4. A safety circuit according to claim 1, wherein the relay contacts arranged in the driving circuit of the machine lie in series in the current circuit of interlocks the make contacts of which lie in the control circuit for the machine.

5. A safety circuit according to claim 4 wherein the make contacts of the two interlocks are connected in series in the control circuit of the machine and wherein a break control of the first monitoring relay and a make contact of the second monitoring relay and a make contact of the first main relay and of the second main relay are respectively connected in series in the current circuits of the two interlocks.

6. A safety circuit according to either of claims 4 or 5 wherein in addition, a break contact of a second additional relay is arranged in series in the machine control circuit, with a break contact of the second monitoring relay arranged in the energizing circuit for the second additional relay.
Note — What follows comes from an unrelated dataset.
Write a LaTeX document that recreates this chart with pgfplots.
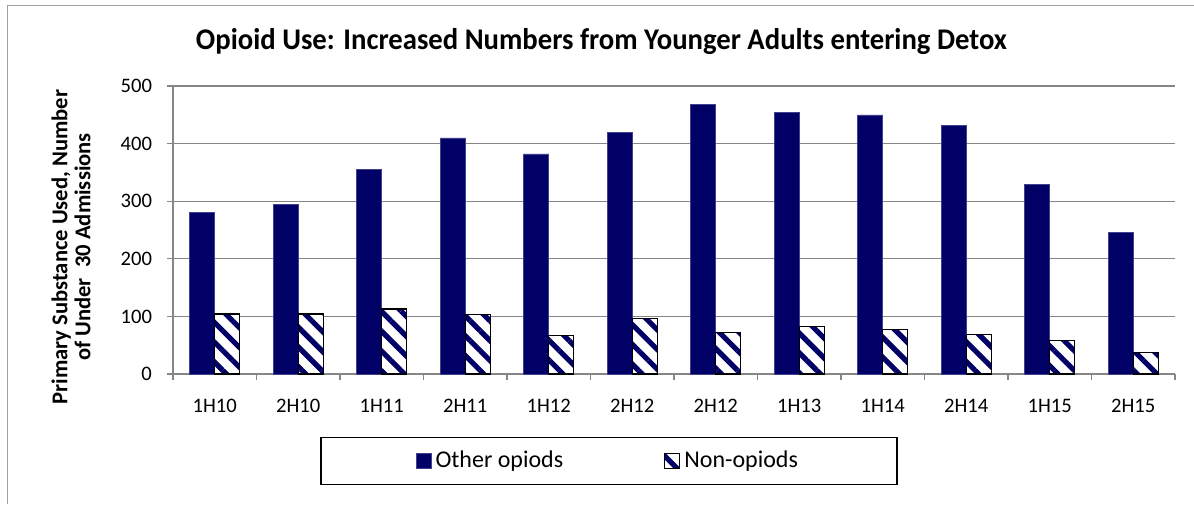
\documentclass[border=0pt]{standalone}
\usepackage{pgfplots}
\pgfplotsset{compat=1.18}
\usepackage{fontspec}
\setmainfont{Carlito}
\usetikzlibrary{patterns.meta}
\usepackage{graphicx}
\definecolor{navyb}{RGB}{0,0,102}
\definecolor{gridg}{RGB}{134,134,134}
\definecolor{frameg}{RGB}{160,160,160}
\begin{document}
\begin{tikzpicture}[x=1pt,y=1pt]
\useasboundingbox (0,0) rectangle (597,252);
\draw[frameg,line width=0.7pt] (3.6,0) -- (3.6,249.1) -- (597,249.1);
\node[anchor=base,inner sep=0] at (300.75,227) {\fontsize{15}{17}\selectfont\bfseries\resizebox{405.5pt}{\height}{Opioid Use: Increased Numbers from Younger Adults entering Detox}};
\node[rotate=90, align=center, font=\fontsize{11.3}{11.5}\selectfont\bfseries, inner sep=0] at (35.5,128.5) {Primary Substance Used, Number\\of Under\ \ 30 Admissions};
\begin{axis}[at={(86.5pt,65pt)}, anchor=south west, scale only axis,
  width=501pt, height=144pt,
  ybar=0pt, bar width=12.5pt,
  xmin=-0.5, xmax=11.5, ymin=0, ymax=500,
  xtick={0,1,2,3,4,5,6,7,8,9,10,11},
  xticklabels={1H10,2H10,1H11,2H11,1H12,2H12,2H12,1H13,1H14,2H14,1H15,2H15},
  minor xtick={-0.5,0.5,...,11.5},
  ytick={0,100,...,500},
  minor ytick={0,100,...,500},
  major tick length=0pt, minor tick length=3pt,
  ymajorgrids, grid style={gridg, line width=0.6pt},
  axis x line*=bottom, axis y line*=left,
  axis line style={-, gridg, line width=0.6pt},
  tick style={gridg, line width=0.6pt},
  tick align=outside,
  ticklabel style={font=\fontsize{10.3}{12}\selectfont, text=black},
  yticklabel style={xshift=-7pt},
  xticklabel style={yshift=-9pt},
  /pgf/number format/assume math mode=true,
  legend style={at={(0.4351,-0.302)}, anchor=center, draw=black, line width=0.6pt,
    font=\fontsize{12}{14}\selectfont, inner xsep=47.5pt, inner ysep=5pt,
    /tikz/every even column/.append style={column sep=48.5pt}},
  legend columns=2,
  legend image code/.code={\draw[#1] (0pt,-3.75pt) rectangle (7.5pt,3.75pt);},
]
\addplot[fill=navyb, draw=navyb!75!white, line width=0.3pt]
  coordinates {(0,281) (1,295) (2,355) (3,410) (4,382) (5,420) (6,468) (7,454) (8,450) (9,431) (10,329) (11,246)};
\addplot[draw=black, line width=0.6pt, preaction={fill=white},
  pattern={Lines[angle=-45,distance=7pt,line width=2.6pt]}, pattern color=navyb]
  coordinates {(0,104) (1,104) (2,113) (3,103) (4,67) (5,97) (6,72) (7,83) (8,77) (9,69) (10,58) (11,37)};
\legend{Other opiods, Non-opiods}
\end{axis}
\end{tikzpicture}
\end{document}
7. Safety circuit for a potentially dangerous machine monitored by light, especially a machine having a drive circuit and which operates in a cycle between a dangerous position and a non-dangerous position and which is made safe by a light barrier or light curtain against intervention, said safety circuit including a first main relay which is energized when the region being monitored is free and which has a make contact located in the drive circuit of the machine, said safety circuit comprising a test circuit including a series of further relays, each having a plurality of compulsorily guided contacts at least one of each of which is disposed in the energizing circuit of at least one of the other relays whereby, during one working cycle of the machine, each relay is switched at least once from an energized to a de-energized condition whereby all relay contacts are switched in sequence at least once from an open to a closed position and wherein the interconnection of the relay contacts prevents a further cycle of machine operation if said sequence is interrupted due to one of the following causes:

(a) any relay contact sticking and

(b) untimely intervention in the monitoring light barrier.